The speaker – whether this is Katie herself or someone else – is more analytical and pragmatic than in the past. “It’s less experience-based and more observant. It’s still very personal and very autobiographical, but the subject matter is a little vaster.” The patience that recording outside of a studio brings in recognition of the breathing space within your years and a greater deal of self-control. Each word can have the exact meaning it requires, albeit nothing too simple or ostentatious. Ivy Tripp is laced with a protection to those around her – lamenting not just on her own diary narrative but whether the people that surround her are as happy as they come across, what it means to be happy in your 20s and 30s and how to control it. “It was pretty easy for me to be open just because it was cathartic and a way for me to process things more than making a record for other people.”
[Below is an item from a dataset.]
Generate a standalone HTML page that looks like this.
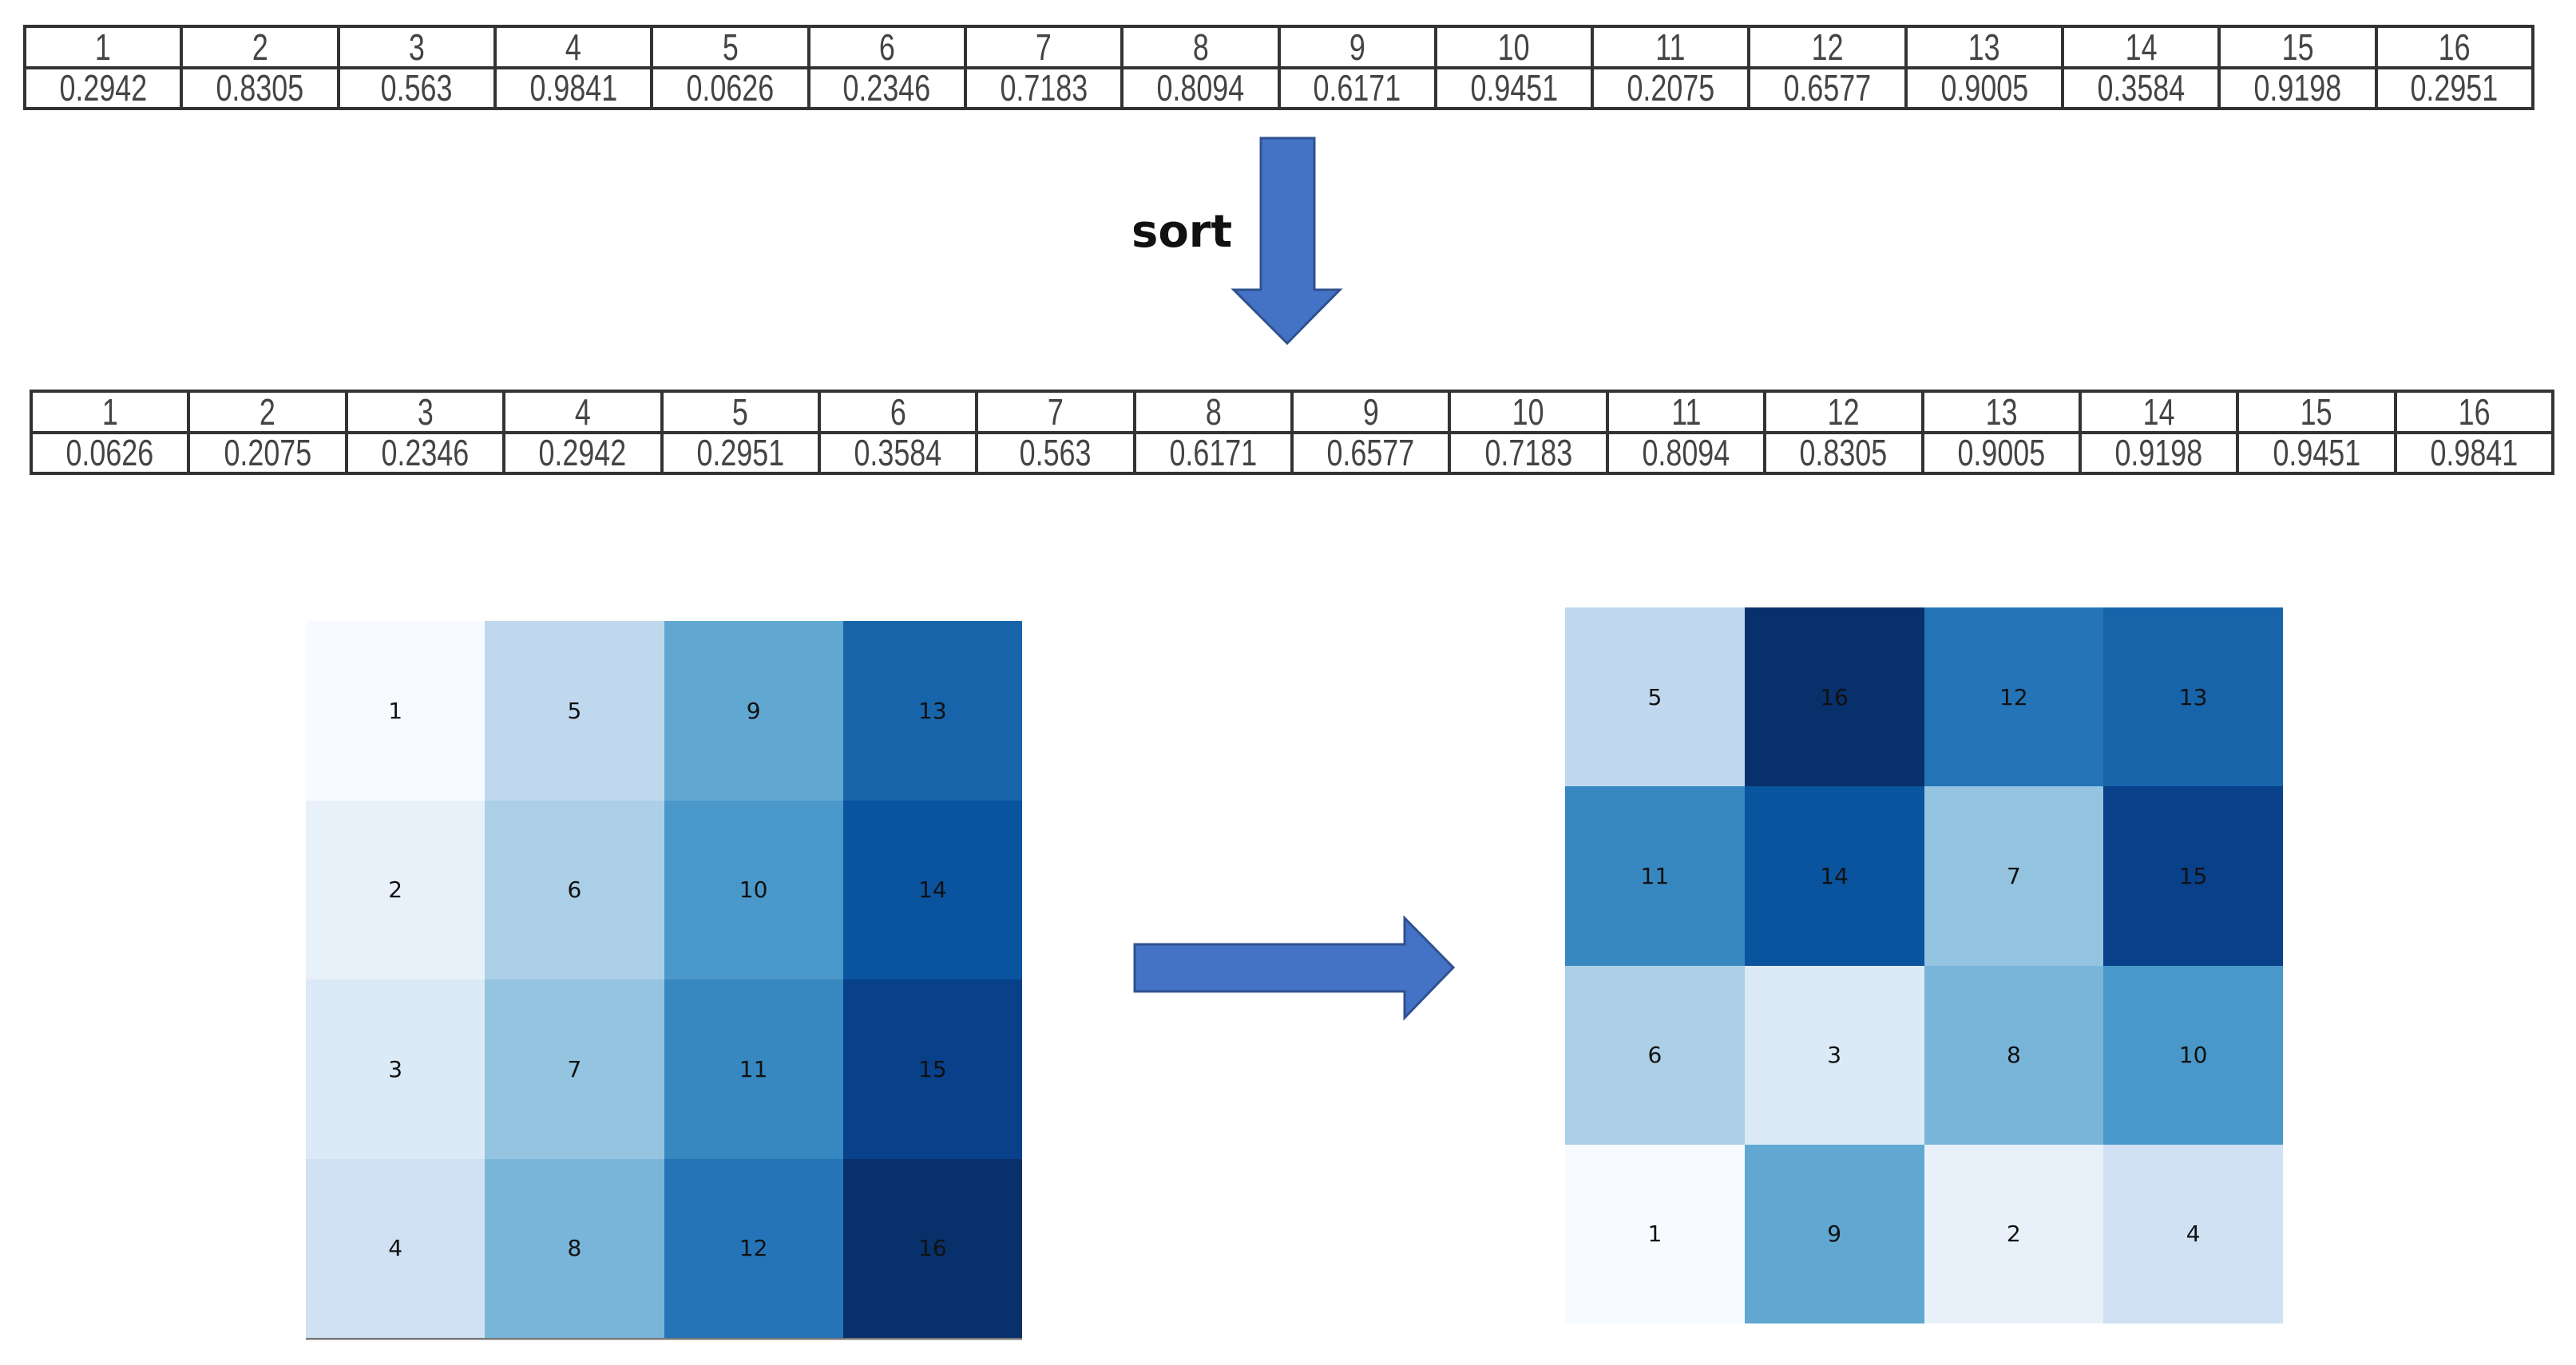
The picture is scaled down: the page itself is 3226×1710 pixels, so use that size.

With each album longer than the last, Waxahatchee appears to be a more informed and controlling title with each year. Additions of a piano, more harmonies and a drum machine add a jagged juxtaposition as the ballads play against the larger rock songs. ‘La Loose’ is the most off kilter track of hers, jumping out with a stuttering drum machine as a base for all three minutes. Frolicking and stumbling in rhythm, it’s painted still in this last moment of delusion before action and ultimately heartbreak must take place. The contradictory notion that the music will always be far more hopeful than the words that present themselves on top stops on ‘Breathless’, as it croons ‘if I was foolish I would chase a feeling I long ago let fade and we could be good for days’. No longer a function embedded to kid anyone, it’s in the more precious moments where both align together in awareness that cuts the deepest.

In the end, it would be fictitious to claim Ivy Tripp’s maturity means it’s from someone who is totally content. This timestamp is startlingly honest, but the marks left from the shackles of fragility are now more fearless.